GIVEN REQUEST
Without copying any pictures, restate exactly the lines from the start of the records through the line containing "61,62,63,64,65,66,67,68,69,70,71,72,73,74,75,76,77,78,79,80];".

Records with drawing code

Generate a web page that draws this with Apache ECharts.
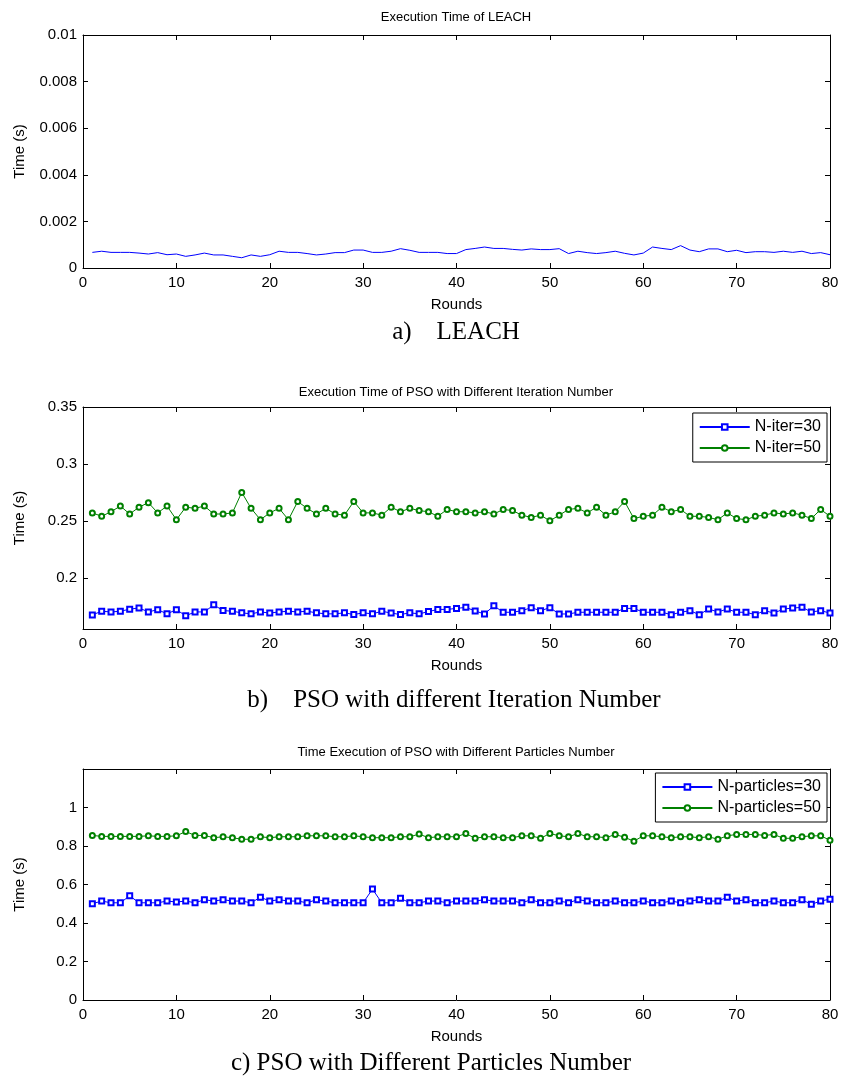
<!DOCTYPE html>
<html>
<head>
<meta charset="utf-8">
<script src="https://cdn.jsdelivr.net/npm/echarts@6/dist/echarts.min.js"></script>
<style>
html,body{margin:0;padding:0;background:#fff;}
#chart{width:849px;height:1080px;}
</style>
</head>
<body>
<div id="chart"></div>
<script>
// ---------- DATA ----------
const rounds = [1,2,3,4,5,6,7,8,9,10,11,12,13,14,15,16,17,18,19,20,
21,22,23,24,25,26,27,28,29,30,31,32,33,34,35,36,37,38,39,40,
41,42,43,44,45,46,47,48,49,50,51,52,53,54,55,56,57,58,59,60,
61,62,63,64,65,66,67,68,69,70,71,72,73,74,75,76,77,78,79,80];

const leachTime = [0.00067,0.00072,0.00067,0.00067,0.00067,0.00064,0.00060,0.00066,0.00057,0.00060,
0.00050,0.00056,0.00064,0.00056,0.00056,0.00050,0.00044,0.00056,0.00050,0.00057,
0.00072,0.00067,0.00067,0.00062,0.00056,0.00060,0.00066,0.00066,0.00077,0.00077,
0.00067,0.00067,0.00072,0.00083,0.00076,0.00067,0.00067,0.00067,0.00062,0.00062,
0.00079,0.00084,0.00090,0.00084,0.00084,0.00080,0.00077,0.00082,0.00079,0.00079,
0.00083,0.00062,0.00072,0.00066,0.00062,0.00066,0.00072,0.00063,0.00056,0.00064,
0.00090,0.00084,0.00079,0.00096,0.00077,0.00070,0.00082,0.00082,0.00070,0.00076,
0.00066,0.00070,0.00070,0.00067,0.00072,0.00067,0.00072,0.00062,0.00066,0.00057];

const iter30 = [0.1674,0.1706,0.1700,0.1706,0.1724,0.1735,0.1700,0.1720,0.1683,0.1720,
0.1666,0.1700,0.1700,0.1762,0.1712,0.1706,0.1692,0.1683,0.1700,0.1690,
0.1700,0.1706,0.1700,0.1706,0.1692,0.1683,0.1683,0.1692,0.1677,0.1692,
0.1683,0.1706,0.1690,0.1677,0.1692,0.1683,0.1703,0.1722,0.1722,0.1731,
0.1740,0.1708,0.1682,0.1754,0.1697,0.1697,0.1711,0.1737,0.1711,0.1737,
0.1682,0.1682,0.1697,0.1697,0.1697,0.1697,0.1697,0.1731,0.1731,0.1697,
0.1697,0.1697,0.1676,0.1697,0.1711,0.1676,0.1725,0.1700,0.1725,0.1697,
0.1697,0.1676,0.1711,0.1690,0.1725,0.1734,0.1740,0.1700,0.1711,0.1690];

const iter50 = [0.257,0.254,0.258,0.263,0.256,0.262,0.266,0.257,0.263,0.251,
0.262,0.261,0.263,0.256,0.256,0.257,0.275,0.261,0.251,0.257,
0.261,0.251,0.267,0.261,0.256,0.261,0.256,0.255,0.267,0.257,
0.257,0.255,0.262,0.258,0.261,0.259,0.258,0.254,0.260,0.258,
0.258,0.257,0.258,0.256,0.260,0.259,0.255,0.253,0.255,0.250,
0.255,0.260,0.261,0.257,0.262,0.255,0.258,0.267,0.252,0.254,
0.255,0.262,0.258,0.260,0.254,0.254,0.253,0.251,0.257,0.252,
0.251,0.254,0.255,0.257,0.256,0.257,0.255,0.252,0.260,0.254];

const part30 = [0.500,0.514,0.505,0.505,0.541,0.505,0.505,0.505,0.514,0.509,
0.514,0.505,0.521,0.514,0.521,0.514,0.514,0.505,0.534,0.514,
0.521,0.514,0.514,0.505,0.521,0.514,0.505,0.505,0.505,0.505,
0.576,0.505,0.505,0.528,0.505,0.505,0.514,0.514,0.505,0.514,
0.514,0.514,0.521,0.514,0.514,0.514,0.505,0.521,0.505,0.505,
0.514,0.505,0.521,0.514,0.505,0.505,0.514,0.505,0.505,0.514,
0.505,0.505,0.514,0.505,0.514,0.521,0.514,0.514,0.534,0.514,
0.521,0.505,0.505,0.514,0.505,0.505,0.521,0.497,0.514,0.524];

const part50 = [0.855,0.850,0.850,0.850,0.850,0.850,0.853,0.850,0.850,0.853,
0.875,0.855,0.855,0.843,0.848,0.843,0.835,0.835,0.848,0.843,
0.848,0.848,0.848,0.853,0.853,0.853,0.848,0.848,0.853,0.848,
0.843,0.843,0.843,0.848,0.848,0.862,0.843,0.848,0.848,0.848,
0.865,0.840,0.848,0.848,0.843,0.843,0.853,0.853,0.840,0.865,
0.853,0.848,0.865,0.848,0.848,0.843,0.860,0.845,0.825,0.853,
0.853,0.848,0.843,0.848,0.848,0.843,0.848,0.835,0.853,0.860,
0.860,0.860,0.855,0.860,0.840,0.840,0.848,0.853,0.853,0.830];

const panelTitles = ['Execution Time of LEACH',
  'Execution Time of PSO with Different Iteration Number',
  'Time Execution of PSO with Different Particles Number'];
const captions = ['a)    LEACH', 'b)    PSO with different Iteration Number', 'c) PSO with Different Particles Number'];
const seriesNames = ['LEACH', 'N-iter=30', 'N-iter=50', 'N-particles=30', 'N-particles=50'];
const xTicks = {min: 0, max: 80, interval: 10};
const yTicksA = {min: 0, max: 0.01, interval: 0.002};
const yTicksB = [0.2, 0.25, 0.3, 0.35];
const yTicksC = {min: 0, max: 1.2, interval: 0.2};
const xName = 'Rounds';
const yName = 'Time (s)';

// ---------- CHART ----------
const SANS = 'Liberation Sans, Arial, sans-serif';
const SERIF = 'Liberation Serif, Times New Roman, serif';
const pairs = v => rounds.map((r, i) => [r, v[i]]);

const grids = [
  {left: 83, right: 19, top: 35, height: 233},
  {left: 83, right: 19, top: 407, height: 222},
  {left: 83, right: 19, top: 769, height: 231}
];

function xAxes(gi) {
  const base = {
    type: 'value', gridIndex: gi, min: xTicks.min, max: xTicks.max, interval: xTicks.interval,
    splitLine: {show: false},
    axisLine: {show: true, onZero: false, lineStyle: {color: '#000', width: 1}},
    axisTick: {show: true, inside: true, length: 5, lineStyle: {color: '#000'}}
  };
  return [
    Object.assign({}, base, {
      position: 'bottom',
      name: xName, nameLocation: 'middle', nameGap: 29,
      nameTextStyle: {color: '#000', fontSize: 15, fontFamily: SANS},
      axisLabel: {color: '#000', fontSize: 15, fontFamily: SANS, margin: 7}
    }),
    Object.assign({}, base, {position: 'top', axisLabel: {show: false}})
  ];
}

function yAxes(gi, ext) {
  const base = Object.assign({
    type: 'value', gridIndex: gi,
    splitLine: {show: false},
    axisLine: {show: true, onZero: false, lineStyle: {color: '#000', width: 1}},
    axisTick: {show: true, inside: true, length: 5, lineStyle: {color: '#000'}}
  }, ext.base);
  const left = Object.assign({}, base, {
    position: 'left',
    name: yName, nameLocation: 'middle', nameGap: 56,
    nameTextStyle: {color: '#000', fontSize: 15, fontFamily: SANS},
    axisLabel: Object.assign({color: '#000', fontSize: 15, fontFamily: SANS, margin: 6}, ext.label || {})
  });
  const right = Object.assign({}, base, {position: 'right', axisLabel: {show: false}});
  if (ext.tick) { left.axisTick = Object.assign({}, base.axisTick, ext.tick); right.axisTick = Object.assign({}, base.axisTick, ext.tick); }
  return [left, right];
}

const xAxis = [].concat(xAxes(0), xAxes(1), xAxes(2));
const yAxis = [].concat(
  yAxes(0, {base: {min: yTicksA.min, max: yTicksA.max, interval: yTicksA.interval}}),
  yAxes(1, {base: {min: 0.155, max: 0.35}, label: {customValues: yTicksB}, tick: {customValues: yTicksB}}),
  yAxes(2, {base: {min: yTicksC.min, max: yTicksC.max, interval: yTicksC.interval}, label: {showMaxLabel: false}})
);

function lineSeries(name, data, xi, color, symbol) {
  return {
    name: name, type: 'line', xAxisIndex: xi, yAxisIndex: xi,
    data: pairs(data),
    color: color,
    showSymbol: !!symbol, symbol: symbol || 'none', symbolSize: 5,
    lineStyle: {color: color, width: 1},
    itemStyle: {color: color, borderColor: color, borderWidth: 1},
    emphasis: {disabled: true},
    animation: false
  };
}

const series = [
  lineSeries(seriesNames[0], leachTime, 0, '#0000ff', null),
  lineSeries(seriesNames[1], iter30, 2, '#0000ff', 'emptyRect'),
  lineSeries(seriesNames[2], iter50, 2, '#008000', 'emptyCircle'),
  lineSeries(seriesNames[3], part30, 4, '#0000ff', 'emptyRect'),
  lineSeries(seriesNames[4], part50, 4, '#008000', 'emptyCircle')
];

const legendBase = {
  orient: 'vertical', right: 22, backgroundColor: '#fff',
  borderColor: '#000', borderWidth: 1, padding: [6, 6, 6, 6], itemGap: 5,
  itemWidth: 50, itemHeight: 7,
  textStyle: {color: '#000', fontSize: 16, fontFamily: SANS}, selectedMode: false
};

const titleY = [17, 392, 752];
const capY = [332, 700, 1063];
const capX = [456, 454, 431];

const graphic = [];
panelTitles.forEach((t, i) => graphic.push({
  type: 'text', x: 456, y: titleY[i],
  style: {text: t, fill: '#000', font: '13px ' + SANS, align: 'center', verticalAlign: 'middle'}
}));
captions.forEach((t, i) => graphic.push({
  type: 'text', x: capX[i], y: capY[i],
  style: {text: t, fill: '#000', font: '25px ' + SERIF, align: 'center', verticalAlign: 'middle'}
}));

const chart = echarts.init(document.getElementById('chart'), null, {renderer: 'canvas'});
chart.setOption({
  animation: false,
  backgroundColor: '#fff',
  grid: grids,
  xAxis: xAxis,
  yAxis: yAxis,
  series: series,
  legend: [
    Object.assign({}, legendBase, {data: [seriesNames[1], seriesNames[2]], top: 413}),
    Object.assign({}, legendBase, {data: [seriesNames[3], seriesNames[4]], top: 773})
  ],
  graphic: graphic
});
</script>
</body>
</html>
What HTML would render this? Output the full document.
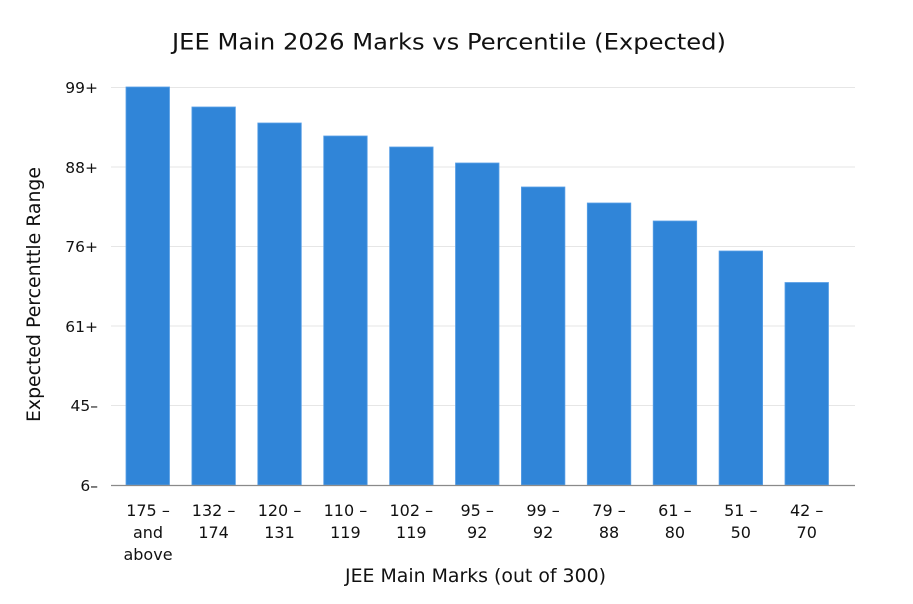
<!DOCTYPE html>
<html>
<head>
<meta charset="utf-8">
<style>
html,body{margin:0;padding:0;background:#fff;}
svg{display:block;}
text{font-family:"DejaVu Sans","Liberation Sans",sans-serif;fill:#111;}
</style>
</head>
<body>
<svg width="913" height="604" viewBox="0 0 913 604" xmlns="http://www.w3.org/2000/svg">
  <rect width="913" height="604" fill="#fff"/>
  <text x="172" y="49.5" font-size="22.5" textLength="554" lengthAdjust="spacingAndGlyphs">JEE Main 2026 Marks vs Percentile (Expected)</text>
  <!-- grid -->
  <g stroke="#e6e6e6" stroke-width="1">
    <line x1="111" y1="87.5" x2="855" y2="87.5"/>
    <line x1="111" y1="167" x2="855" y2="167"/>
    <line x1="111" y1="246.5" x2="855" y2="246.5"/>
    <line x1="111" y1="326" x2="855" y2="326"/>
    <line x1="111" y1="405.5" x2="855" y2="405.5"/>
  </g>
  <!-- y tick labels -->
  <g font-size="15.5" text-anchor="end">
    <text x="98" y="93">99+</text>
    <text x="98" y="173">88+</text>
    <text x="98" y="252">76+</text>
    <text x="98" y="332">61+</text>
    <text x="98" y="411">45–</text>
    <text x="98" y="491">6–</text>
  </g>
  <!-- bars -->
  <g fill="#3085d8" stroke="#5aa0e6" stroke-width="0.8">
    <rect x="126" y="87" width="43.5" height="398"/>
    <rect x="191.9" y="107" width="43.5" height="378"/>
    <rect x="257.8" y="123" width="43.5" height="362"/>
    <rect x="323.7" y="136" width="43.5" height="349"/>
    <rect x="389.6" y="147" width="43.5" height="338"/>
    <rect x="455.5" y="163" width="43.5" height="322"/>
    <rect x="521.4" y="187" width="43.5" height="298"/>
    <rect x="587.3" y="203" width="43.5" height="282"/>
    <rect x="653.2" y="221" width="43.5" height="264"/>
    <rect x="719.1" y="251" width="43.5" height="234"/>
    <rect x="785" y="282.5" width="43.5" height="202.5"/>
  </g>
  <line x1="111" y1="485.5" x2="855" y2="485.5" stroke="#8a8a8a" stroke-width="1.2"/>
  <!-- x tick labels -->
  <g font-size="16" text-anchor="middle">
    <text x="148" y="516">175 –</text><text x="148" y="538">and</text><text x="148" y="560">above</text>
    <text x="213.6" y="516">132 –</text><text x="213.6" y="538">174</text>
    <text x="279.5" y="516">120 –</text><text x="279.5" y="538">131</text>
    <text x="345.4" y="516">110 –</text><text x="345.4" y="538">119</text>
    <text x="411.3" y="516">102 –</text><text x="411.3" y="538">119</text>
    <text x="477.2" y="516">95 –</text><text x="477.2" y="538">92</text>
    <text x="543.1" y="516">99 –</text><text x="543.1" y="538">92</text>
    <text x="609" y="516">79 –</text><text x="609" y="538">88</text>
    <text x="674.9" y="516">61 –</text><text x="674.9" y="538">80</text>
    <text x="740.8" y="516">51 –</text><text x="740.8" y="538">50</text>
    <text x="806.7" y="516">42 –</text><text x="806.7" y="538">70</text>
  </g>
  <text x="345" y="582" font-size="19" textLength="261" lengthAdjust="spacingAndGlyphs">JEE Main Marks (out of 300)</text>
  <text x="0" y="0" font-size="19" textLength="255" lengthAdjust="spacingAndGlyphs" transform="translate(40,422) rotate(-90)">Expected Percenttle Range</text>
</svg>
</body>
</html>
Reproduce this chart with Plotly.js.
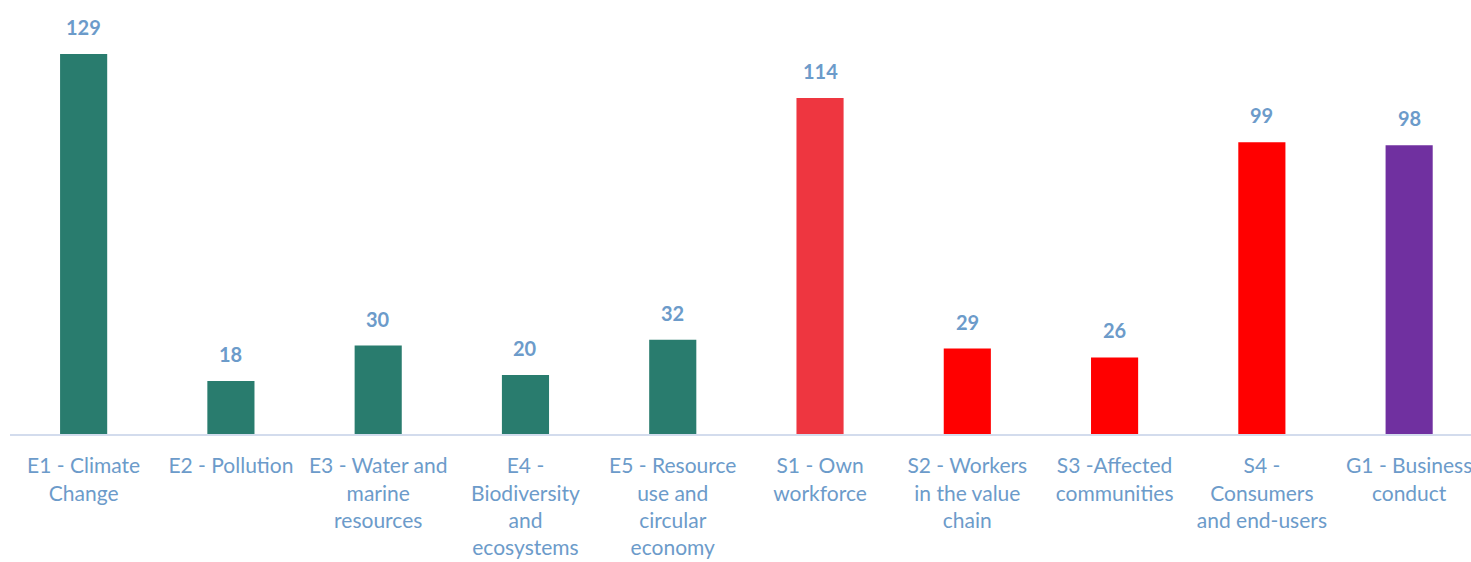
<!DOCTYPE html>
<html><head><meta charset="utf-8">
<script src="https://cdn.plot.ly/plotly-3.0.1.min.js"></script>
<style>html,body{margin:0;padding:0;background:#fff;}#chart{width:1471px;height:562px;}</style>
</head><body><div id="chart"></div>
<script>
const categories = ["E1 - Climate<br>Change","E2 - Pollution","E3 - Water and<br>marine<br>resources","E4 -<br>Biodiversity<br>and<br>ecosystems","E5 - Resource<br>use and<br>circular<br>economy","S1 - Own<br>workforce","S2 - Workers<br>in the value<br>chain","S3 -Affected<br>communities","S4 -<br>Consumers<br>and end-users","G1 - Business<br>conduct"];
const values = [129,18,30,20,32,114,29,26,99,98];
const barColors = ["#297c6e","#297c6e","#297c6e","#297c6e","#297c6e","#ee3640","#ff0000","#ff0000","#ff0000","#7030a0"];
const labelColor = "#6c9bca";

const trace = {type:"bar", x:categories, y:values, marker:{color:barColors}, width:0.32, hoverinfo:"none"};
const annotations = values.map((v,i)=>({x:categories[i], y:v, text:"<b>"+v+"</b>", showarrow:false, yanchor:"bottom", yshift:13, font:{family:"Lato, 'Open Sans', sans-serif", size:20, color:labelColor}}));
const layout = {
  width:1471, height:562,
  margin:{l:10,r:0,t:20,b:128},
  paper_bgcolor:"#fff", plot_bgcolor:"#fff",
  showlegend:false,
  xaxis:{type:"category", range:[-0.5,9.42], showline:true, linecolor:"#d3dced", linewidth:2, ticks:"", ticklabelstandoff:12, tickfont:{family:"Lato, 'Open Sans', sans-serif", size:21, color:labelColor}, showgrid:false, zeroline:false, fixedrange:true},
  yaxis:{range:[0,140.5], visible:false, showgrid:false, zeroline:false},
  annotations:annotations
};
Plotly.newPlot("chart",[trace],layout,{displayModeBar:false,staticPlot:true});
</script></body></html>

THE RESPONSE
Generate a web page that draws this with Apache ECharts.
<!DOCTYPE html>
<html>
<head>
<meta charset="utf-8">
<script src="https://cdn.jsdelivr.net/npm/echarts@6/dist/echarts.min.js"></script>
<style>
html,body{margin:0;padding:0;background:#fff;}
#chart{width:849px;height:1080px;}
</style>
</head>
<body>
<div id="chart"></div>
<script>
// ---------- DATA ----------
const rounds = [1,2,3,4,5,6,7,8,9,10,11,12,13,14,15,16,17,18,19,20,
21,22,23,24,25,26,27,28,29,30,31,32,33,34,35,36,37,38,39,40,
41,42,43,44,45,46,47,48,49,50,51,52,53,54,55,56,57,58,59,60,
61,62,63,64,65,66,67,68,69,70,71,72,73,74,75,76,77,78,79,80];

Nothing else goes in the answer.